Seine Demenz wird nicht romantisiert, nicht weichgezeichnet. Sie ist da, gnadenlos, unaufhaltsam. Und trotzdem gibt es diese Momente, in denen Theo strahlt. In denen er sich erinnert, liebt, lebt. Ich habe gelacht, als er über „wichtige Werte“ spricht („Wenn etwas wichtig ist, trägt man einen Slip!“), und ich habe geweint, wenn die Dunkelheit ihn verschluckt.
Theo hat mich an meinen Opa erinnert, an Gespräche, die wir geführt haben, an Momente, die ich nie vergessen werde. Vielleicht hat mich das so tief getroffen.

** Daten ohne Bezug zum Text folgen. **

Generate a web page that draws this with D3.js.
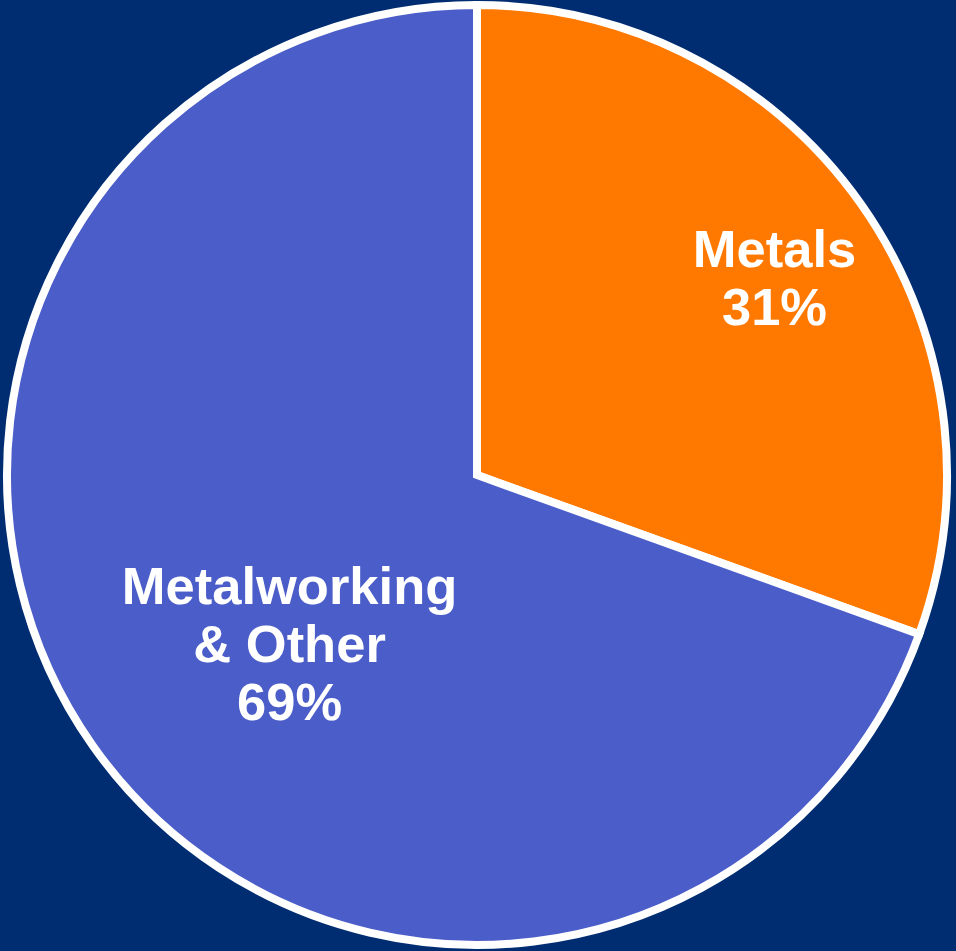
<!DOCTYPE html>
<html>
<head>
<meta charset="utf-8">
<script src="https://cdn.jsdelivr.net/npm/d3@7"></script>
<style>
html,body{margin:0;padding:0;background:#002D72;}
svg{display:block;}
</style>
</head>
<body>
<script>
// Data
const categories = ["Metals", "Metalworking & Other"];
const values = [30.5, 69.5];
const percentLabels = ["31%", "69%"];
const labelLines = [["Metals"], ["Metalworking", "& Other"]];

// Layout
const W = 956, H = 951;
const cx = 477, cy = 475, R = 470;
const colors = d3.scaleOrdinal().domain(categories).range(["#FF7800", "#4A5DC8"]);

const svg = d3.select("body").append("svg").attr("width", W).attr("height", H);
svg.append("rect").attr("width", W).attr("height", H).attr("fill", "#002D72");

const pie = d3.pie().sort(null).value(d => d.value);
const arcs = pie(categories.map((c, i) => ({cat: c, value: values[i], pct: percentLabels[i], lines: labelLines[i]})));
const arc = d3.arc().innerRadius(0).outerRadius(R);

const g = svg.append("g").attr("transform", `translate(${cx},${cy})`);
g.selectAll("path").data(arcs).join("path")
  .attr("d", arc)
  .attr("fill", d => colors(d.data.cat))
  .attr("stroke", "#ffffff")
  .attr("stroke-width", 8)
  .attr("stroke-linejoin", "miter");

// label placement: radius fraction and angle offset (radians) per slice
const labelRadius = [0.76, 0.535];
const labelAngleShift = [0.026, -0.117];
const fontSize = 52.5, lineH = 58;

arcs.forEach((d, i) => {
  const a = (d.startAngle + d.endAngle) / 2 + labelAngleShift[i];
  const r = R * labelRadius[i];
  const x = Math.sin(a) * r, y = -Math.cos(a) * r;
  const lines = d.data.lines.concat([d.data.pct]);
  const n = lines.length;
  const t = g.append("text")
    .attr("text-anchor", "middle")
    .attr("font-family", "Liberation Sans, Arial, sans-serif")
    .attr("font-weight", "bold")
    .attr("font-size", fontSize)
    .attr("fill", "#ffffff");
  lines.forEach((ln, k) => {
    t.append("tspan")
      .attr("x", x)
      .attr("y", y + (k - (n - 1) / 2) * lineH + fontSize * 0.36)
      .text(ln);
  });
});
</script>
</body>
</html>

Gefühle, Gänsehaut und ein Ende, das nachhallt
Ich sage es, wie es ist: Nach dem zähen Einstieg habe ich dieses Buch verschlungen. Ich habe mich regelrecht vor meiner Familie versteckt, weil ich einfach nicht aufhören konnte.
Und dann das Ende. Ich hätte mir ein anderes gewünscht, ja – aber nicht, weil es schlecht war. Ich saß da, mit Tränen in den Augen, und wusste: Das wird bleiben.
Ein Thriller, der mich gleichzeitig verstört, berührt und sprachlos macht? Das passiert mir nicht oft.
Zum Hörbuch
Ich muss kurz schwärmen: Das Hörbuch ist grandios umgesetzt. Mehrere Sprecher:innen, perfekt auf die Charaktere abgestimmt. Und Uve Teschner ist dabei – mein absoluter Lieblingssprecher!
Mein Fazit
„Himmelerdenblau“ ist kein Thriller, den man einfach „wegliest“. Es ist ein Buch, das weh tut. Das uns zwingt, hinzusehen, nachzufühlen, Fragen zu stellen.
Es geht um Familie, um Verlust, um Schuld und darum, wie wir mit Erinnerungen umgehen. Es geht um die Medien und ihre Verantwortung. Und es geht um Theo, dessen Geschichte mich wahrscheinlich noch lange begleiten wird.
Ein Thriller, der nicht nur spannend ist, sondern auch Themen wie Trauer, Demenz, Familie und journalistische Ethik auf eine Weise behandelt, die lange nachhallt.
5 von 5 Sternen ⭐⭐⭐⭐⭐
Ein Meisterwerk. Ein Highlight. Und ganz ehrlich: Es könnte tatsächlich mein Buch des Jahres werden.